The committee suggested considering whether layout changes would save money that could be used for the desired features.

Agricultural Society adopts new constitution
RUTLAND—Rutland County Agricultural Society members approved a new constitution at their 171st annual meeting held Dec. 14 at the Ponderosa Steakhouse. The new framework expands membership from 175 to 200, with $25 annual dues.
In the past, there was a waiting list to join the group; those who applied for membership might wait years for a vacancy. The group’s leaders now want to bring in new, younger members, people who will be more actively involved. At the same time, the group will work to shed members who are not attending meetings nor participating in the voting process.
President Luey Clough said that adding dues ensures that members are serious about being part of the society.
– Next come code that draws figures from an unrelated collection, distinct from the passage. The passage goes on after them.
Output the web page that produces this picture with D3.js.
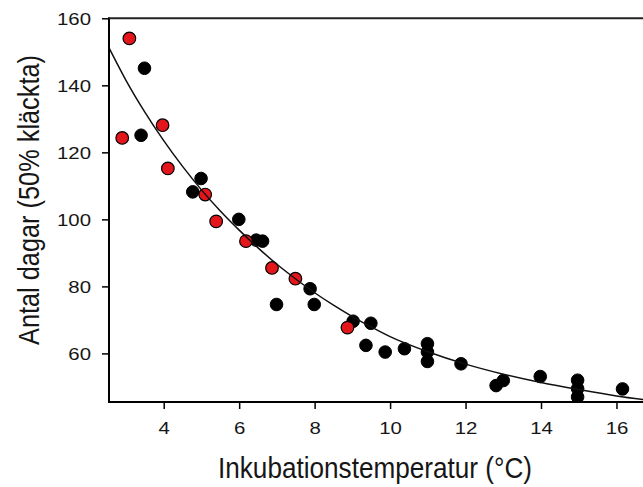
<!DOCTYPE html>
<html>
<head>
<meta charset="utf-8">
<script src="https://cdn.jsdelivr.net/npm/d3@7"></script>
<style>
  body { margin: 0; background: #fff; }
  svg { display: block; font-family: "Liberation Sans", Arial, sans-serif; }
</style>
</head>
<body>
<svg id="chart" width="643" height="487"></svg>
<script>
// red points (one group of eggs)
var redTemp = [3.09, 2.90, 3.97, 4.11, 5.10, 5.39, 6.18, 6.87, 7.49, 8.87];
var redDays = [154.0, 124.3, 128.1, 115.2, 107.4, 99.4, 93.5, 85.5, 82.3, 67.7];

// black points
var blackTemp = [3.49, 3.40, 4.99, 4.77, 5.99, 6.45, 6.62, 6.99, 7.88, 7.99, 9.02, 9.49, 9.36, 9.87,
                 10.38, 10.99, 10.99, 10.99, 11.88, 12.81, 13.0, 13.98, 14.97, 14.97, 14.97, 16.16];
var blackDays = [145.1, 125.1, 112.2, 108.2, 100.0, 93.8, 93.5, 74.6, 79.3, 74.6, 69.6, 69.0, 62.4, 60.4,
                 61.4, 62.9, 60.4, 57.6, 56.9, 50.4, 51.9, 53.1, 52.0, 49.5, 47.0, 49.4];

// fitted curve
var fitTemp = [2.55, 3, 3.5, 4, 4.5, 5, 5.5, 6, 6.5, 7, 7.5, 8, 8.5, 9, 9.5, 10, 11, 12, 13, 14, 15, 16, 17];
var fitDays = [151.2, 141.5, 132, 123.5, 115.8, 108.8, 102.5, 96.8, 91.5, 86.6, 82.2, 78.1, 74.4, 71.0,
               67.9, 65.0, 60.5, 56.8, 53.8, 51.3, 49.2, 47.3, 45.8];

var xTicks = [4, 6, 8, 10, 12, 14, 16];
var yTicks = [60, 80, 100, 120, 140, 160];

var svg = d3.select("#chart");

var plotLeft = 109, plotTop = 18.3, plotBottom = 402;

var x = d3.scaleLinear().domain([2.55, 17]).range([plotLeft, plotLeft + 14.45 * 37.73]);
var y = d3.scaleLinear().domain([45.5, 160]).range([plotBottom, plotTop]);

svg.append("clipPath").attr("id", "plotclip")
    .append("rect")
    .attr("x", plotLeft).attr("y", plotTop)
    .attr("width", 643 - plotLeft).attr("height", plotBottom - plotTop);

var plot = svg.append("g").attr("clip-path", "url(#plotclip)");

function pts(xs, ys) { return xs.map(function (v, i) { return [v, ys[i]]; }); }

// black dots first, red on top
plot.selectAll("circle.blk")
    .data(pts(blackTemp, blackDays))
    .enter().append("circle")
    .attr("class", "blk")
    .attr("cx", function (d) { return x(d[0]); })
    .attr("cy", function (d) { return y(d[1]); })
    .attr("r", 6.3)
    .attr("fill", "#000")
    .attr("stroke", "#000")
    .attr("stroke-width", 1);

plot.selectAll("circle.red")
    .data(pts(redTemp, redDays))
    .enter().append("circle")
    .attr("class", "red")
    .attr("cx", function (d) { return x(d[0]); })
    .attr("cy", function (d) { return y(d[1]); })
    .attr("r", 6.3)
    .attr("fill", "#e3161c")
    .attr("stroke", "#000")
    .attr("stroke-width", 1.2);

// curve is drawn over the dots
var line = d3.line()
    .x(function (d) { return x(d[0]); })
    .y(function (d) { return y(d[1]); })
    .curve(d3.curveMonotoneX);

plot.append("path")
    .datum(pts(fitTemp, fitDays))
    .attr("d", line)
    .attr("fill", "none")
    .attr("stroke", "#111")
    .attr("stroke-width", 1.5);

// axes
var xAxis = svg.append("g")
    .attr("transform", "translate(0," + plotBottom + ")")
    .call(d3.axisBottom(x).tickValues(xTicks).tickSize(7).tickSizeOuter(0));
var yAxis = svg.append("g")
    .attr("transform", "translate(" + plotLeft + ",0)")
    .call(d3.axisLeft(y).tickValues(yTicks).tickSize(7).tickSizeOuter(0));

[xAxis, yAxis].forEach(function (a) {
  a.select(".domain").remove();
  a.selectAll(".tick line").attr("stroke", "#000").attr("stroke-width", 1.5);
  a.selectAll(".tick text").attr("fill", "#161616").style("font-size", "17px");
});
xAxis.selectAll(".tick text").attr("y", 20).attr("transform", "scale(1.2,1)");
yAxis.selectAll(".tick text").attr("x", -15).attr("dy", "0.36em").attr("transform", "scale(1.2,1)");

// frame: left, bottom, top
svg.append("line").attr("x1", plotLeft).attr("x2", plotLeft).attr("y1", plotTop - 1).attr("y2", plotBottom + 1)
    .attr("stroke", "#000").attr("stroke-width", 2);
svg.append("line").attr("x1", plotLeft).attr("x2", 643).attr("y1", plotBottom).attr("y2", plotBottom)
    .attr("stroke", "#000").attr("stroke-width", 2);
svg.append("line").attr("x1", plotLeft).attr("x2", 643).attr("y1", plotTop).attr("y2", plotTop)
    .attr("stroke", "#222").attr("stroke-width", 2);

// axis titles
svg.append("text")
    .attr("x", 375).attr("y", 478)
    .attr("text-anchor", "middle")
    .attr("fill", "#161616")
    .style("font-size", "30px")
    .attr("textLength", 314)
    .attr("lengthAdjust", "spacingAndGlyphs")
    .text("Inkubationstemperatur (°C)");

svg.append("text")
    .attr("transform", "translate(39,200) rotate(-90)")
    .attr("text-anchor", "middle")
    .attr("fill", "#161616")
    .style("font-size", "30px")
    .attr("textLength", 290)
    .attr("lengthAdjust", "spacingAndGlyphs")
    .text("Antal dagar (50% kläckta)");
</script>
</body>
</html>
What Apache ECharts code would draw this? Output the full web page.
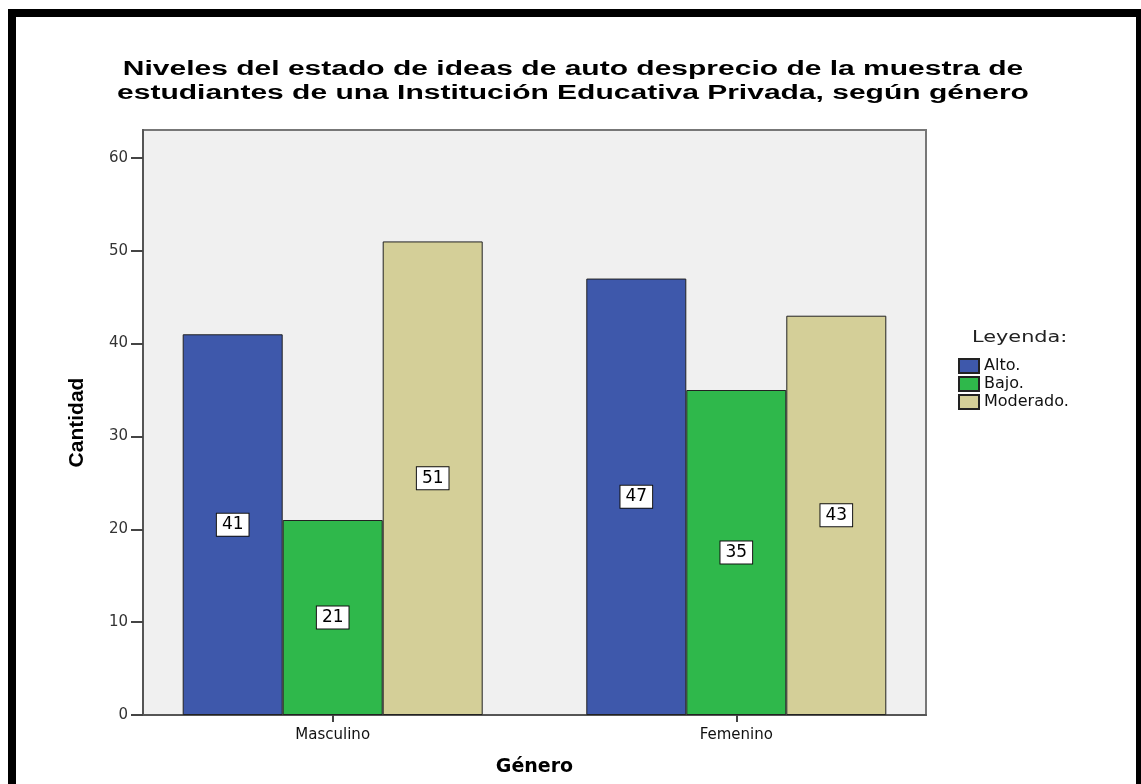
<!DOCTYPE html>
<html>
<head>
<meta charset="utf-8">
<script src="https://cdn.jsdelivr.net/npm/echarts@6/dist/echarts.min.js"></script>
<style>
html,body{margin:0;padding:0;background:#fff;}
#chart{width:1141px;height:784px;}
</style>
</head>
<body>
<div id="chart"></div>
<script>
const categories = ['Masculino', 'Femenino'];
const seriesNames = ['Alto.', 'Bajo.', 'Moderado.'];
const alto = [41, 47];
const bajo = [21, 35];
const moderado = [51, 43];
const yTicks = [0, 10, 20, 30, 40, 50, 60];
const titleText = 'Niveles del estado de ideas de auto desprecio de la muestra de\nestudiantes de una Institución Educativa Privada, según género';

const colors = ['#3e58ab', '#2fb84b', '#d4cf98'];
const values = [alto, bajo, moderado];
const catIdx = categories.map((c, i) => i);

const chart = echarts.init(document.getElementById('chart'));
const option = {
  animation: false,
  backgroundColor: '#ffffff',
  legend: {
    orient: 'vertical',
    left: 958,
    top: 358,
    padding: 0,
    itemWidth: 20,
    itemHeight: 14,
    itemGap: 2,
    icon: 'rect',
    data: seriesNames,
    textStyle: { fontFamily: 'DejaVu Sans', fontSize: 16, lineHeight: 16, color: '#111' }
  },
  grid: {
    show: true,
    left: 143,
    top: 130,
    right: 215,
    bottom: 69,
    outerBoundsMode: 'none',
    backgroundColor: '#f0f0f0',
    borderColor: '#777',
    borderWidth: 2,
    containLabel: false
  },
  xAxis: {
    type: 'value',
    min: -0.47,
    max: 1.47,
    name: 'Género',
    nameLocation: 'middle',
    nameGap: 43,
    nameTextStyle: { fontFamily: 'DejaVu Sans', fontWeight: 'bold', fontSize: 19, color: '#000' },
    splitLine: { show: false },
    axisLine: { show: true, onZero: false, lineStyle: { color: '#555', width: 2 } },
    axisTick: { show: true, customValues: catIdx, length: 7, lineStyle: { color: '#444', width: 2 } },
    axisLabel: {
      customValues: catIdx,
      formatter: v => categories[Math.round(v)],
      fontFamily: 'DejaVu Sans',
      fontSize: 15,
      color: '#111',
      margin: 13
    }
  },
  yAxis: {
    type: 'value',
    min: 0,
    max: 63,
    interval: 10,
    name: 'Cantidad',
    nameLocation: 'middle',
    nameGap: 55,
    nameRotate: 90,
    nameTextStyle: { fontFamily: 'Liberation Sans Narrow, Liberation Sans', fontWeight: 'bold', fontSize: 21, color: '#000' },
    splitLine: { show: false },
    axisLine: { show: true, onZero: false, lineStyle: { color: '#555', width: 2 } },
    axisTick: { show: true, customValues: yTicks, length: 12, lineStyle: { color: '#444', width: 2 } },
    axisLabel: {
      customValues: yTicks,
      fontFamily: 'DejaVu Sans',
      fontSize: 15,
      color: '#333',
      margin: 15
    }
  },
  series: seriesNames.map((name, s) => ({
    name: name,
    type: 'bar',
    barWidth: 100,
    barGap: '0%',
    data: values[s].map((v, i) => [catIdx[i], v]),
    itemStyle: { color: colors[s], borderColor: '#222', borderWidth: 1 },
    label: {
      show: true,
      position: 'inside',
      formatter: p => String(p.value[1]),
      fontFamily: 'DejaVu Sans',
      fontSize: 17,
      lineHeight: 17,
      color: '#000',
      backgroundColor: '#fff',
      borderColor: '#111',
      borderWidth: 1,
      padding: [3, 5, 2, 5]
    }
  })),
  graphic: [
    {
      type: 'rect',
      shape: { x: 12, y: 13, width: 1128, height: 820 },
      style: { fill: 'none', stroke: '#000', lineWidth: 8 },
      silent: true
    },
    {
      type: 'text',
      x: 573,
      y: 57,
      scaleX: 1.5,
      style: {
        text: titleText,
        x: 0,
        y: 0,
        align: 'center',
        verticalAlign: 'top',
        fontFamily: 'Liberation Sans',
        fontWeight: 'bold',
        fontSize: 20,
        lineHeight: 24,
        fill: '#000'
      }
    },
    {
      type: 'text',
      x: 972,
      y: 330,
      scaleX: 1.3,
      style: { text: 'Leyenda:', x: 0, y: 0, fontFamily: 'DejaVu Sans', fontSize: 16, fill: '#222' }
    }
  ]
};
chart.setOption(option);
</script>
</body>
</html>
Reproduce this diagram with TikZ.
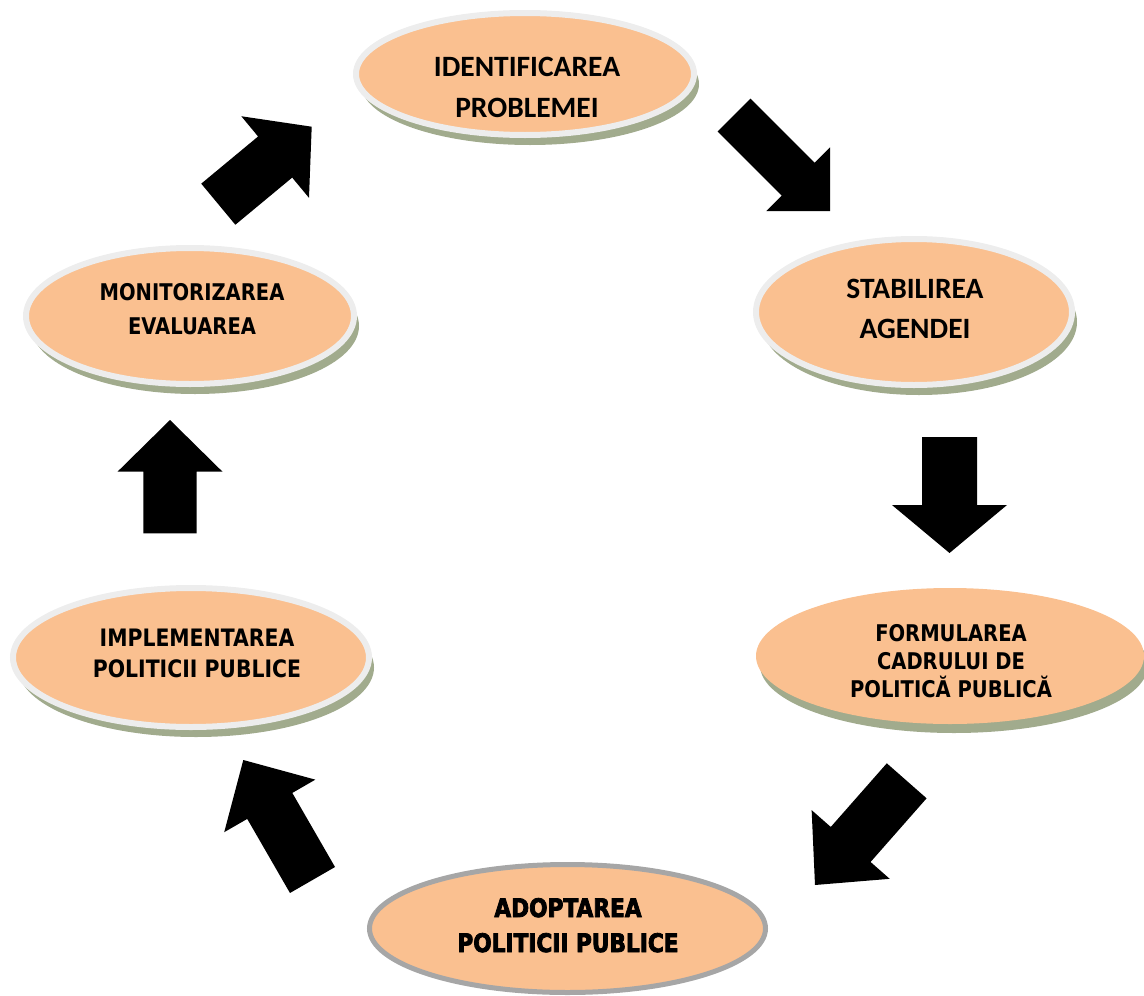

Without active participants and monetary commitment, the RCAS is “in danger of becoming extinct,” he said.
The members at the meeting unanimously elected Clough to a second term. The group is on its way to a more solvent future, with the goals of implementing financial controls, audited reports and a profitable operation.
Clough cautioned that the financial hole in which the RCAS stands is “too deep to recover at the present time,” although it has elected three different boards and three presidents since firing Richard Rivers from its presidency and management in early 2014. Clough compared the New York State Fair to the Vermont fair as an organization to emulate; it received an $85 million “infusion” from the state of New York.
The Vermont State Fair has received a $190,000 loan from an unnamed supporter, but is still $33,000 short on its bills, Clough observed. Although audited financial reports are not available yet, Treasurer John Maniery said the year’s net loss is $63,321. The 2016 fair, shortened from 10 days to five, had a better -per-day attendance than the previous year, but fell about 3,500 attendees below the number needed to break even, Clough said.